Exercise: Can you print the data exactly and leave out each image?

Dataset content:

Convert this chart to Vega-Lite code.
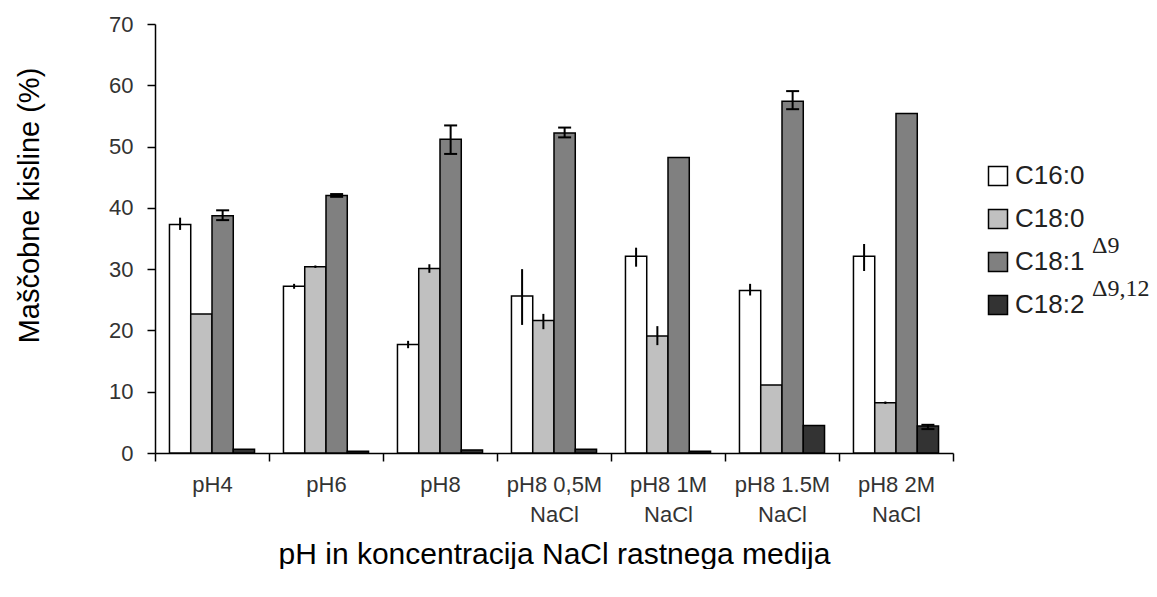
{
  "$schema": "https://vega.github.io/schema/vega-lite/v6.json",
  "padding": {"left": 14, "top": 13, "right": 0, "bottom": 0},
  "background": "white",
  "config": {"view": {"stroke": null}, "font": "Liberation Sans"},
  "datasets": {
    "fa": [
      {"cond": "pH4", "series": "C16:0", "value": 37.3, "lo": 36.4, "hi": 38.4},
      {"cond": "pH4", "series": "C18:0", "value": 22.7},
      {"cond": "pH4", "series": "C18:1", "value": 38.7, "lo": 38.0, "hi": 39.6},
      {"cond": "pH4", "series": "C18:2", "value": 0.6},
      {"cond": "pH6", "series": "C16:0", "value": 27.2, "lo": 26.8, "hi": 27.6},
      {"cond": "pH6", "series": "C18:0", "value": 30.4, "lo": 30.2, "hi": 30.6},
      {"cond": "pH6", "series": "C18:1", "value": 42.0, "lo": 41.8, "hi": 42.25},
      {"cond": "pH6", "series": "C18:2", "value": 0.3},
      {"cond": "pH8", "series": "C16:0", "value": 17.7, "lo": 17.1, "hi": 18.3},
      {"cond": "pH8", "series": "C18:0", "value": 30.1, "lo": 29.4, "hi": 30.8},
      {"cond": "pH8", "series": "C18:1", "value": 51.2, "lo": 48.8, "hi": 53.45},
      {"cond": "pH8", "series": "C18:2", "value": 0.5},
      {"cond": "pH8 0,5M NaCl", "series": "C16:0", "value": 25.6, "lo": 20.9, "hi": 30.0},
      {"cond": "pH8 0,5M NaCl", "series": "C18:0", "value": 21.6, "lo": 20.2, "hi": 22.7},
      {"cond": "pH8 0,5M NaCl", "series": "C18:1", "value": 52.2, "lo": 51.5, "hi": 53.1},
      {"cond": "pH8 0,5M NaCl", "series": "C18:2", "value": 0.6},
      {"cond": "pH8 1M NaCl", "series": "C16:0", "value": 32.1, "lo": 30.4, "hi": 33.5},
      {"cond": "pH8 1M NaCl", "series": "C18:0", "value": 19.1, "lo": 17.6, "hi": 20.7},
      {"cond": "pH8 1M NaCl", "series": "C18:1", "value": 48.2},
      {"cond": "pH8 1M NaCl", "series": "C18:2", "value": 0.3},
      {"cond": "pH8 1.5M NaCl", "series": "C16:0", "value": 26.5, "lo": 25.7, "hi": 27.6},
      {"cond": "pH8 1.5M NaCl", "series": "C18:0", "value": 11.1},
      {"cond": "pH8 1.5M NaCl", "series": "C18:1", "value": 57.4, "lo": 56.1, "hi": 59.05},
      {"cond": "pH8 1.5M NaCl", "series": "C18:2", "value": 4.5},
      {"cond": "pH8 2M NaCl", "series": "C16:0", "value": 32.1, "lo": 29.7, "hi": 34.1},
      {"cond": "pH8 2M NaCl", "series": "C18:0", "value": 8.2, "lo": 8.0, "hi": 8.4},
      {"cond": "pH8 2M NaCl", "series": "C18:1", "value": 55.4},
      {"cond": "pH8 2M NaCl", "series": "C18:2", "value": 4.4, "lo": 3.9, "hi": 4.6}
    ],
    "leg": [
      {"series": "C16:0", "sup": ""},
      {"series": "C18:0", "sup": ""},
      {"series": "C18:1", "sup": "Δ9"},
      {"series": "C18:2", "sup": "Δ9,12"}
    ]
  },
  "spacing": 31,
  "hconcat": [
    {
      "width": 798,
      "height": 429,
      "data": {"name": "fa"},
      "encoding": {
        "x": {
          "field": "cond", "type": "nominal", "sort": null,
          "scale": {"paddingInner": 0, "paddingOuter": 0},
          "title": "pH in koncentracija NaCl rastnega medija",
          "axis": {
            "labelAngle": 0,
            "labelExpr": "indexof(datum.label,' NaCl')>0 ? [replace(datum.label,' NaCl',''),'NaCl'] : datum.label",
            "labelFontSize": 22, "labelLineHeight": 30, "labelPadding": 13, "labelColor": "#333333",
            "tickBand": "extent", "tickSize": 8, "tickColor": "black", "tickWidth": 1.5,
            "domainColor": "black", "domainWidth": 1.5,
            "titleFontSize": 30, "titleFontWeight": "normal", "titleColor": "black", "titlePadding": 14
          }
        },
        "xOffset": {
          "field": "series", "type": "nominal", "sort": null,
          "scale": {"paddingInner": 0, "paddingOuter": 0.68}
        }
      },
      "layer": [
        {
          "mark": {"type": "bar", "stroke": "black", "strokeWidth": 1.5},
          "encoding": {
            "y": {
              "field": "value", "type": "quantitative",
              "scale": {"domain": [0, 70]},
              "title": "Maščobne kisline (%)",
              "axis": {
                "values": [0, 10, 20, 30, 40, 50, 60, 70], "grid": false,
                "labelFontSize": 22, "labelColor": "#333333", "labelPadding": 14,
                "tickSize": 8, "tickColor": "black", "tickWidth": 1.5,
                "domainColor": "black", "domainWidth": 1.5,
                "titleFontSize": 29, "titleFontWeight": "normal", "titleColor": "black",
                "titleX": -126, "titleY": 181, "titleBaseline": "middle"
              }
            },
            "fill": {
              "field": "series", "type": "nominal",
              "scale": {"domain": ["C16:0", "C18:0", "C18:1", "C18:2"], "range": ["#ffffff", "#c0c0c0", "#808080", "#333333"]},
              "legend": null
            }
          }
        },
        {
          "transform": [{"filter": "isValid(datum.lo)"}],
          "mark": {"type": "rule", "color": "black", "strokeWidth": 2},
          "encoding": {
            "y": {"field": "lo", "type": "quantitative", "title": "Maščobne kisline (%)"},
            "y2": {"field": "hi"}
          }
        },
        {
          "transform": [{"filter": "isValid(datum.lo) && (datum.series == 'C18:1' || datum.series == 'C18:2')"}],
          "mark": {"type": "tick", "orient": "horizontal", "size": 13, "thickness": 2, "color": "black", "opacity": 1},
          "encoding": {
            "y": {"field": "lo", "type": "quantitative", "title": "Maščobne kisline (%)"}
          }
        },
        {
          "transform": [{"filter": "isValid(datum.hi) && (datum.series == 'C18:1' || datum.series == 'C18:2')"}],
          "mark": {"type": "tick", "orient": "horizontal", "size": 13, "thickness": 2, "color": "black", "opacity": 1},
          "encoding": {
            "y": {"field": "hi", "type": "quantitative", "title": "Maščobne kisline (%)"}
          }
        }
      ]
    },
    {
      "width": 20,
      "height": 429,
      "data": {"name": "leg"},
      "encoding": {
        "y": {"field": "series", "type": "nominal", "sort": null, "scale": {"type": "point", "padding": 0, "range": [152, 281]}, "axis": null}
      },
      "layer": [
        {
          "mark": {"type": "point", "shape": "square", "filled": true, "size": 361, "stroke": "black", "strokeWidth": 1.5, "opacity": 1},
          "encoding": {
            "fill": {"field": "series", "type": "nominal", "legend": null}
          }
        },
        {
          "mark": {"type": "text", "align": "left", "baseline": "middle", "dx": 17, "fontSize": 26, "font": "Liberation Sans", "color": "#222222"},
          "encoding": {"text": {"field": "series"}}
        },
        {
          "mark": {"type": "text", "align": "left", "baseline": "middle", "dx": 94, "dy": -16, "fontSize": 24, "font": "Liberation Serif", "color": "#222222"},
          "encoding": {"text": {"field": "sup"}}
        }
      ]
    }
  ]
}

Final answer:
Convert this chart to Vega-Lite code.
{
  "$schema": "https://vega.github.io/schema/vega-lite/v6.json",
  "padding": {"left": 14, "top": 13, "right": 0, "bottom": 0},
  "background": "white",
  "config": {"view": {"stroke": null}, "font": "Liberation Sans"},
  "datasets": {
    "fa": [
      {"cond": "pH4", "series": "C16:0", "value": 37.3, "lo": 36.4, "hi": 38.4},
      {"cond": "pH4", "series": "C18:0", "value": 22.7},
      {"cond": "pH4", "series": "C18:1", "value": 38.7, "lo": 38.0, "hi": 39.6},
      {"cond": "pH4", "series": "C18:2", "value": 0.6},
      {"cond": "pH6", "series": "C16:0", "value": 27.2, "lo": 26.8, "hi": 27.6},
      {"cond": "pH6", "series": "C18:0", "value": 30.4, "lo": 30.2, "hi": 30.6},
      {"cond": "pH6", "series": "C18:1", "value": 42.0, "lo": 41.8, "hi": 42.25},
      {"cond": "pH6", "series": "C18:2", "value": 0.3},
      {"cond": "pH8", "series": "C16:0", "value": 17.7, "lo": 17.1, "hi": 18.3},
      {"cond": "pH8", "series": "C18:0", "value": 30.1, "lo": 29.4, "hi": 30.8},
      {"cond": "pH8", "series": "C18:1", "value": 51.2, "lo": 48.8, "hi": 53.45},
      {"cond": "pH8", "series": "C18:2", "value": 0.5},
      {"cond": "pH8 0,5M NaCl", "series": "C16:0", "value": 25.6, "lo": 20.9, "hi": 30.0},
      {"cond": "pH8 0,5M NaCl", "series": "C18:0", "value": 21.6, "lo": 20.2, "hi": 22.7},
      {"cond": "pH8 0,5M NaCl", "series": "C18:1", "value": 52.2, "lo": 51.5, "hi": 53.1},
      {"cond": "pH8 0,5M NaCl", "series": "C18:2", "value": 0.6},
      {"cond": "pH8 1M NaCl", "series": "C16:0", "value": 32.1, "lo": 30.4, "hi": 33.5},
      {"cond": "pH8 1M NaCl", "series": "C18:0", "value": 19.1, "lo": 17.6, "hi": 20.7},
      {"cond": "pH8 1M NaCl", "series": "C18:1", "value": 48.2},
      {"cond": "pH8 1M NaCl", "series": "C18:2", "value": 0.3},
      {"cond": "pH8 1.5M NaCl", "series": "C16:0", "value": 26.5, "lo": 25.7, "hi": 27.6},
      {"cond": "pH8 1.5M NaCl", "series": "C18:0", "value": 11.1},
      {"cond": "pH8 1.5M NaCl", "series": "C18:1", "value": 57.4, "lo": 56.1, "hi": 59.05},
      {"cond": "pH8 1.5M NaCl", "series": "C18:2", "value": 4.5},
      {"cond": "pH8 2M NaCl", "series": "C16:0", "value": 32.1, "lo": 29.7, "hi": 34.1},
      {"cond": "pH8 2M NaCl", "series": "C18:0", "value": 8.2, "lo": 8.0, "hi": 8.4},
      {"cond": "pH8 2M NaCl", "series": "C18:1", "value": 55.4},
      {"cond": "pH8 2M NaCl", "series": "C18:2", "value": 4.4, "lo": 3.9, "hi": 4.6}
    ],
    "leg": [
      {"series": "C16:0", "sup": ""},
      {"series": "C18:0", "sup": ""},
      {"series": "C18:1", "sup": "Δ9"},
      {"series": "C18:2", "sup": "Δ9,12"}
    ]
  },
  "spacing": 31,
  "hconcat": [
    {
      "width": 798,
      "height": 429,
      "data": {"name": "fa"},
      "encoding": {
        "x": {
          "field": "cond", "type": "nominal", "sort": null,
          "scale": {"paddingInner": 0, "paddingOuter": 0},
          "title": "pH in koncentracija NaCl rastnega medija",
          "axis": {
            "labelAngle": 0,
            "labelExpr": "indexof(datum.label,' NaCl')>0 ? [replace(datum.label,' NaCl',''),'NaCl'] : datum.label",
            "labelFontSize": 22, "labelLineHeight": 30, "labelPadding": 13, "labelColor": "#333333",
            "tickBand": "extent", "tickSize": 8, "tickColor": "black", "tickWidth": 1.5,
            "domainColor": "black", "domainWidth": 1.5,
            "titleFontSize": 30, "titleFontWeight": "normal", "titleColor": "black", "titlePadding": 14
          }
        },
        "xOffset": {
          "field": "series", "type": "nominal", "sort": null,
          "scale": {"paddingInner": 0, "paddingOuter": 0.68}
        }
      },
      "layer": [
        {
          "mark": {"type": "bar", "stroke": "black", "strokeWidth": 1.5},
          "encoding": {
            "y": {
              "field": "value", "type": "quantitative",
              "scale": {"domain": [0, 70]},
              "title": "Maščobne kisline (%)",
              "axis": {
                "values": [0, 10, 20, 30, 40, 50, 60, 70], "grid": false,
                "labelFontSize": 22, "labelColor": "#333333", "labelPadding": 14,
                "tickSize": 8, "tickColor": "black", "tickWidth": 1.5,
                "domainColor": "black", "domainWidth": 1.5,
                "titleFontSize": 29, "titleFontWeight": "normal", "titleColor": "black",
                "titleX": -126, "titleY": 181, "titleBaseline": "middle"
              }
            },
            "fill": {
              "field": "series", "type": "nominal",
              "scale": {"domain": ["C16:0", "C18:0", "C18:1", "C18:2"], "range": ["#ffffff", "#c0c0c0", "#808080", "#333333"]},
              "legend": null
            }
          }
        },
        {
          "transform": [{"filter": "isValid(datum.lo)"}],
          "mark": {"type": "rule", "color": "black", "strokeWidth": 2},
          "encoding": {
            "y": {"field": "lo", "type": "quantitative", "title": "Maščobne kisline (%)"},
            "y2": {"field": "hi"}
          }
        },
        {
          "transform": [{"filter": "isValid(datum.lo) && (datum.series == 'C18:1' || datum.series == 'C18:2')"}],
          "mark": {"type": "tick", "orient": "horizontal", "size": 13, "thickness": 2, "color": "black", "opacity": 1},
          "encoding": {
            "y": {"field": "lo", "type": "quantitative", "title": "Maščobne kisline (%)"}
          }
        },
        {
          "transform": [{"filter": "isValid(datum.hi) && (datum.series == 'C18:1' || datum.series == 'C18:2')"}],
          "mark": {"type": "tick", "orient": "horizontal", "size": 13, "thickness": 2, "color": "black", "opacity": 1},
          "encoding": {
            "y": {"field": "hi", "type": "quantitative", "title": "Maščobne kisline (%)"}
          }
        }
      ]
    },
    {
      "width": 20,
      "height": 429,
      "data": {"name": "leg"},
      "encoding": {
        "y": {"field": "series", "type": "nominal", "sort": null, "scale": {"type": "point", "padding": 0, "range": [152, 281]}, "axis": null}
      },
      "layer": [
        {
          "mark": {"type": "point", "shape": "square", "filled": true, "size": 361, "stroke": "black", "strokeWidth": 1.5, "opacity": 1},
          "encoding": {
            "fill": {"field": "series", "type": "nominal", "legend": null}
          }
        },
        {
          "mark": {"type": "text", "align": "left", "baseline": "middle", "dx": 17, "fontSize": 26, "font": "Liberation Sans", "color": "#222222"},
          "encoding": {"text": {"field": "series"}}
        },
        {
          "mark": {"type": "text", "align": "left", "baseline": "middle", "dx": 94, "dy": -16, "fontSize": 24, "font": "Liberation Serif", "color": "#222222"},
          "encoding": {"text": {"field": "sup"}}
        }
      ]
    }
  ]
}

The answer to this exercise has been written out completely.